Extract everything from the first line through the line with "const yMin = 0, yMax = 35, yStep = 5;", both ends included, except for any pictures.

--- start Data shown ---

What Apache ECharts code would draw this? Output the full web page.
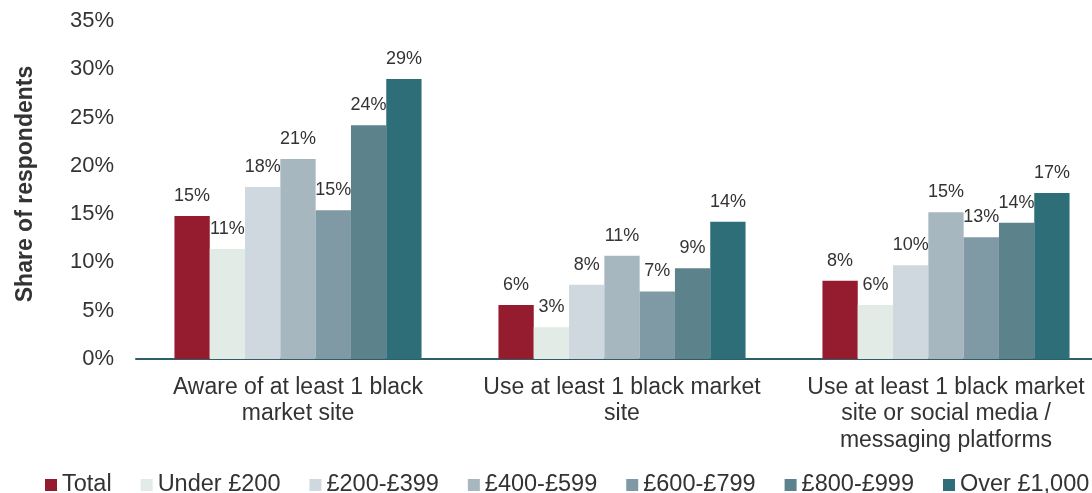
<!DOCTYPE html>
<html>
<head>
<meta charset="utf-8">
<title>Black market site awareness and use by spend</title>
<script src="https://cdn.jsdelivr.net/npm/echarts@6/dist/echarts.min.js"></script>
<style>
  html, body { margin: 0; padding: 0; background: #ffffff; overflow: hidden; width: 1092px; height: 493px; }
  /* the plot runs slightly past the right edge of the view */
  #chart { width: 1108px; height: 493px; }
</style>
</head>
<body>
<div id="chart"></div>
<script>
// Question groups shown along the x axis
const categories = [
  'Aware of at least 1 black\nmarket site',
  'Use at least 1 black market\nsite',
  'Use at least 1 black market\nsite or social media /\nmessaging platforms'
];

// Spend bands (legend order)
const seriesNames = ['Total', 'Under £200', '£200-£399', '£400-£599', '£600-£799', '£800-£999', 'Over £1,000'];

// Share of respondents (%) per spend band, one value per question group
const total     = [14.8, 5.6, 8.1];
const under200  = [11.4, 3.3, 5.6];
const band200   = [17.8, 7.7, 9.7];
const band400   = [20.7, 10.7, 15.2];
const band600   = [15.4, 7.0, 12.6];
const band800   = [24.2, 9.4, 14.1];
const over1000  = [29.0, 14.2, 17.2];

// Y axis range and step (%)
const yMin = 0, yMax = 35, yStep = 5;

const seriesValues = [total, under200, band200, band400, band600, band800, over1000];
const palette = ['#951b2f', '#e2ebe5', '#cfd8df', '#a7b7bf', '#7f9aa4', '#5c838c', '#2e6e78'];

const FONT = "'Liberation Sans', Arial, Helvetica, sans-serif";
const TEXT = '#333333';

const chart = echarts.init(document.getElementById('chart'), null, { renderer: 'canvas' });

chart.setOption({
  animation: false,
  backgroundColor: '#ffffff',
  color: palette,
  textStyle: { fontFamily: FONT },
  grid: { left: 136, top: 21, right: 0, height: 338, containLabel: false },
  legend: {
    data: seriesNames,
    left: 40,
    top: 468,
    icon: 'rect',
    itemWidth: 12,
    itemHeight: 12,
    itemGap: 29,
    textStyle: { fontSize: 23.5, color: TEXT, fontFamily: FONT }
  },
  graphic: [{
    type: 'text',
    x: 26,
    y: 184,
    rotation: Math.PI / 2,
    style: {
      text: 'Share of respondents',
      fill: TEXT,
      font: "bold 23px 'Liberation Sans', Arial, sans-serif",
      textAlign: 'center',
      textVerticalAlign: 'middle'
    }
  }],
  xAxis: {
    type: 'category',
    data: categories,
    axisLine: { show: true, lineStyle: { color: '#2d5f69', width: 2 } },
    axisTick: { show: false },
    axisLabel: {
      interval: 0,
      margin: 15,
      fontSize: 23,
      lineHeight: 26.5,
      color: TEXT,
      fontFamily: FONT,
      align: 'center'
    }
  },
  yAxis: {
    type: 'value',
    min: yMin,
    max: yMax,
    interval: yStep,
    axisLine: { show: false },
    axisTick: { show: false },
    splitLine: { show: false },
    axisLabel: {
      formatter: '{value}%',
      margin: 22,
      fontSize: 22,
      color: TEXT,
      fontFamily: FONT
    }
  },
  series: seriesNames.map((name, i) => ({
    name: name,
    type: 'bar',
    data: seriesValues[i],
    barWidth: 35.3,
    barGap: '0%',
    itemStyle: { color: palette[i] },
    label: {
      show: true,
      position: 'top',
      distance: 11,
      fontSize: 18,
      color: TEXT,
      fontFamily: FONT,
      formatter: p => Math.round(p.value) + '%'
    }
  }))
});
</script>
</body>
</html>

--- end Data shown ---

The result.
What Apache ECharts code would draw this? Output the full web page.
<!DOCTYPE html>
<html>
<head>
<meta charset="utf-8">
<title>Black market site awareness and use by spend</title>
<script src="https://cdn.jsdelivr.net/npm/echarts@6/dist/echarts.min.js"></script>
<style>
  html, body { margin: 0; padding: 0; background: #ffffff; overflow: hidden; width: 1092px; height: 493px; }
  /* the plot runs slightly past the right edge of the view */
  #chart { width: 1108px; height: 493px; }
</style>
</head>
<body>
<div id="chart"></div>
<script>
// Question groups shown along the x axis
const categories = [
  'Aware of at least 1 black\nmarket site',
  'Use at least 1 black market\nsite',
  'Use at least 1 black market\nsite or social media /\nmessaging platforms'
];

// Spend bands (legend order)
const seriesNames = ['Total', 'Under £200', '£200-£399', '£400-£599', '£600-£799', '£800-£999', 'Over £1,000'];

// Share of respondents (%) per spend band, one value per question group
const total     = [14.8, 5.6, 8.1];
const under200  = [11.4, 3.3, 5.6];
const band200   = [17.8, 7.7, 9.7];
const band400   = [20.7, 10.7, 15.2];
const band600   = [15.4, 7.0, 12.6];
const band800   = [24.2, 9.4, 14.1];
const over1000  = [29.0, 14.2, 17.2];

// Y axis range and step (%)
const yMin = 0, yMax = 35, yStep = 5;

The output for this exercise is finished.